(begin)

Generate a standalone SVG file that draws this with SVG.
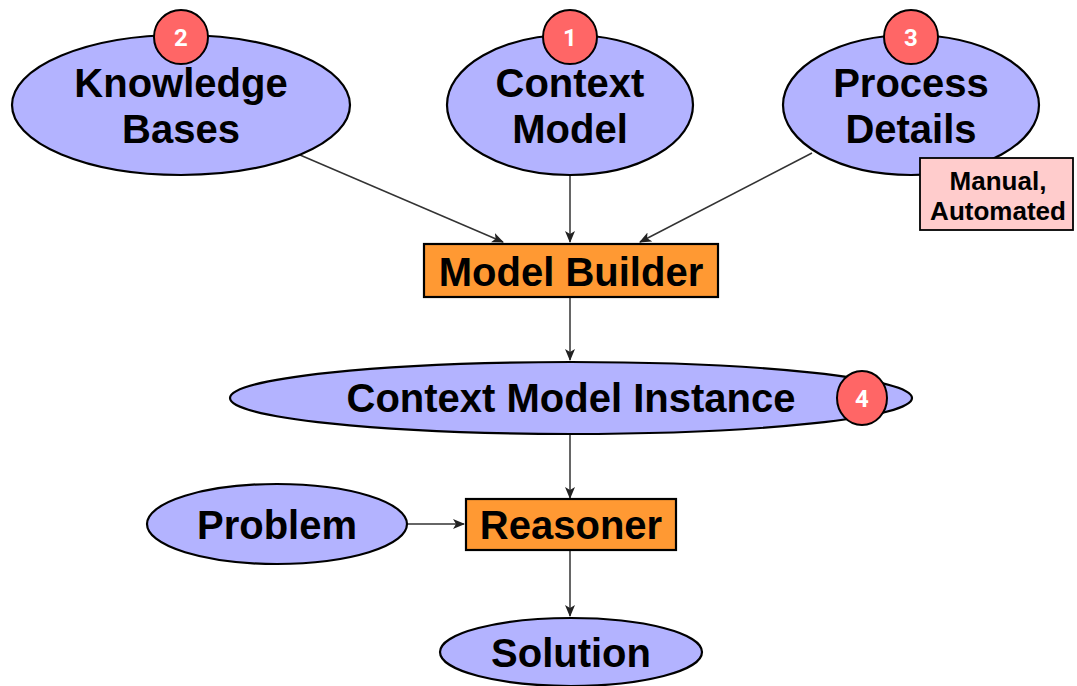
<svg xmlns="http://www.w3.org/2000/svg" width="1077" height="686" viewBox="0 0 1077 686">
<style>
.ell{fill:#b3b3ff;stroke:#000;stroke-width:2.2}
.box{fill:#ff9933;stroke:#000;stroke-width:2.2}
.note{fill:#ffcccc;stroke:#000;stroke-width:1.8}
.badge{fill:#ff6666;stroke:#000;stroke-width:2}
.t{font-family:"Liberation Sans",Arial,sans-serif;font-weight:bold;font-size:40px;fill:#000;text-anchor:middle}
.n{font-family:"Liberation Sans",Arial,sans-serif;font-weight:bold;font-size:26px;fill:#000;text-anchor:middle}
.b{font-family:Roboto,"Liberation Sans",sans-serif;font-weight:bold;font-size:24px;fill:#fff;text-anchor:middle}
.c{fill:none;stroke:#333;stroke-width:1.5;marker-end:url(#ah)}
</style>
<defs>
<marker id="ah" viewBox="0 0 12 10" refX="11" refY="5" markerWidth="12" markerHeight="10" markerUnits="userSpaceOnUse" orient="auto">
<path d="M0,0 L12,5 L0,10 L3,5 Z" fill="#222"/>
</marker>
</defs>
<rect width="1077" height="686" fill="#fff"/>
<g id="connectors">
<line class="c" x1="300" y1="155" x2="503" y2="242"/>
<line class="c" x1="570" y1="175" x2="570" y2="242"/>
<line class="c" x1="812" y1="153" x2="640" y2="242"/>
<line class="c" x1="570" y1="297" x2="570" y2="360"/>
<line class="c" x1="570" y1="434" x2="570" y2="498"/>
<line class="c" x1="408" y1="524" x2="464" y2="524"/>
<line class="c" x1="570" y1="550" x2="570" y2="616"/>
</g>
<g id="knowledge-bases">
<ellipse class="ell" cx="181" cy="105" rx="169" ry="70"/>
<text class="t" x="181" y="97">Knowledge</text>
<text class="t" x="181" y="143">Bases</text>
</g>
<g id="badge-2">
<circle class="badge" cx="181" cy="37" r="27"/>
<text class="b" x="181" y="46">2</text>
</g>
<g id="context-model">
<ellipse class="ell" cx="570" cy="105" rx="123" ry="70"/>
<text class="t" x="570" y="97">Context</text>
<text class="t" x="570" y="143">Model</text>
</g>
<g id="badge-1">
<circle class="badge" cx="570" cy="37" r="27"/>
<text class="b" x="570" y="46">1</text>
</g>
<g id="process-details">
<ellipse class="ell" cx="911" cy="105" rx="128" ry="70"/>
<text class="t" x="911" y="97">Process</text>
<text class="t" x="911" y="143">Details</text>
</g>
<g id="badge-3">
<circle class="badge" cx="911" cy="37" r="27"/>
<text class="b" x="911" y="46">3</text>
</g>
<g id="manual-automated">
<rect class="note" x="920" y="158" width="153" height="72"/>
<text class="n" x="998" y="190">Manual,</text>
<text class="n" x="998" y="220">Automated</text>
</g>
<g id="model-builder">
<rect class="box" x="424" y="244" width="294" height="53"/>
<text class="t" x="571" y="286">Model Builder</text>
</g>
<g id="context-model-instance">
<ellipse class="ell" cx="571" cy="398" rx="341" ry="36"/>
<text class="t" x="571" y="412">Context Model Instance</text>
</g>
<g id="badge-4">
<ellipse class="badge" cx="862" cy="398" rx="25" ry="27"/>
<text class="b" x="862" y="407">4</text>
</g>
<g id="problem">
<ellipse class="ell" cx="277" cy="524" rx="130" ry="40"/>
<text class="t" x="277" y="539">Problem</text>
</g>
<g id="reasoner">
<rect class="box" x="466" y="499" width="210" height="51"/>
<text class="t" x="571" y="539">Reasoner</text>
</g>
<g id="solution">
<ellipse class="ell" cx="571" cy="652" rx="131" ry="34"/>
<text class="t" x="571" y="667">Solution</text>
</g>
</svg>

(end)

> What is asked
Every line of the data above should be quoted exactly. Omit the pictures.

> Written answer
Generate a standalone SVG file that draws this with SVG.
<svg xmlns="http://www.w3.org/2000/svg" width="1077" height="686" viewBox="0 0 1077 686">
<style>
.ell{fill:#b3b3ff;stroke:#000;stroke-width:2.2}
.box{fill:#ff9933;stroke:#000;stroke-width:2.2}
.note{fill:#ffcccc;stroke:#000;stroke-width:1.8}
.badge{fill:#ff6666;stroke:#000;stroke-width:2}
.t{font-family:"Liberation Sans",Arial,sans-serif;font-weight:bold;font-size:40px;fill:#000;text-anchor:middle}
.n{font-family:"Liberation Sans",Arial,sans-serif;font-weight:bold;font-size:26px;fill:#000;text-anchor:middle}
.b{font-family:Roboto,"Liberation Sans",sans-serif;font-weight:bold;font-size:24px;fill:#fff;text-anchor:middle}
.c{fill:none;stroke:#333;stroke-width:1.5;marker-end:url(#ah)}
</style>
<defs>
<marker id="ah" viewBox="0 0 12 10" refX="11" refY="5" markerWidth="12" markerHeight="10" markerUnits="userSpaceOnUse" orient="auto">
<path d="M0,0 L12,5 L0,10 L3,5 Z" fill="#222"/>
</marker>
</defs>
<rect width="1077" height="686" fill="#fff"/>
<g id="connectors">
<line class="c" x1="300" y1="155" x2="503" y2="242"/>
<line class="c" x1="570" y1="175" x2="570" y2="242"/>
<line class="c" x1="812" y1="153" x2="640" y2="242"/>
<line class="c" x1="570" y1="297" x2="570" y2="360"/>
<line class="c" x1="570" y1="434" x2="570" y2="498"/>
<line class="c" x1="408" y1="524" x2="464" y2="524"/>
<line class="c" x1="570" y1="550" x2="570" y2="616"/>
</g>
<g id="knowledge-bases">
<ellipse class="ell" cx="181" cy="105" rx="169" ry="70"/>
<text class="t" x="181" y="97">Knowledge</text>
<text class="t" x="181" y="143">Bases</text>
</g>
<g id="badge-2">
<circle class="badge" cx="181" cy="37" r="27"/>
<text class="b" x="181" y="46">2</text>
</g>
<g id="context-model">
<ellipse class="ell" cx="570" cy="105" rx="123" ry="70"/>
<text class="t" x="570" y="97">Context</text>
<text class="t" x="570" y="143">Model</text>
</g>
<g id="badge-1">
<circle class="badge" cx="570" cy="37" r="27"/>
<text class="b" x="570" y="46">1</text>
</g>
<g id="process-details">
<ellipse class="ell" cx="911" cy="105" rx="128" ry="70"/>
<text class="t" x="911" y="97">Process</text>
<text class="t" x="911" y="143">Details</text>
</g>
<g id="badge-3">
<circle class="badge" cx="911" cy="37" r="27"/>
<text class="b" x="911" y="46">3</text>
</g>
<g id="manual-automated">
<rect class="note" x="920" y="158" width="153" height="72"/>
<text class="n" x="998" y="190">Manual,</text>
<text class="n" x="998" y="220">Automated</text>
</g>
<g id="model-builder">
<rect class="box" x="424" y="244" width="294" height="53"/>
<text class="t" x="571" y="286">Model Builder</text>
</g>
<g id="context-model-instance">
<ellipse class="ell" cx="571" cy="398" rx="341" ry="36"/>
<text class="t" x="571" y="412">Context Model Instance</text>
</g>
<g id="badge-4">
<ellipse class="badge" cx="862" cy="398" rx="25" ry="27"/>
<text class="b" x="862" y="407">4</text>
</g>
<g id="problem">
<ellipse class="ell" cx="277" cy="524" rx="130" ry="40"/>
<text class="t" x="277" y="539">Problem</text>
</g>
<g id="reasoner">
<rect class="box" x="466" y="499" width="210" height="51"/>
<text class="t" x="571" y="539">Reasoner</text>
</g>
<g id="solution">
<ellipse class="ell" cx="571" cy="652" rx="131" ry="34"/>
<text class="t" x="571" y="667">Solution</text>
</g>
</svg>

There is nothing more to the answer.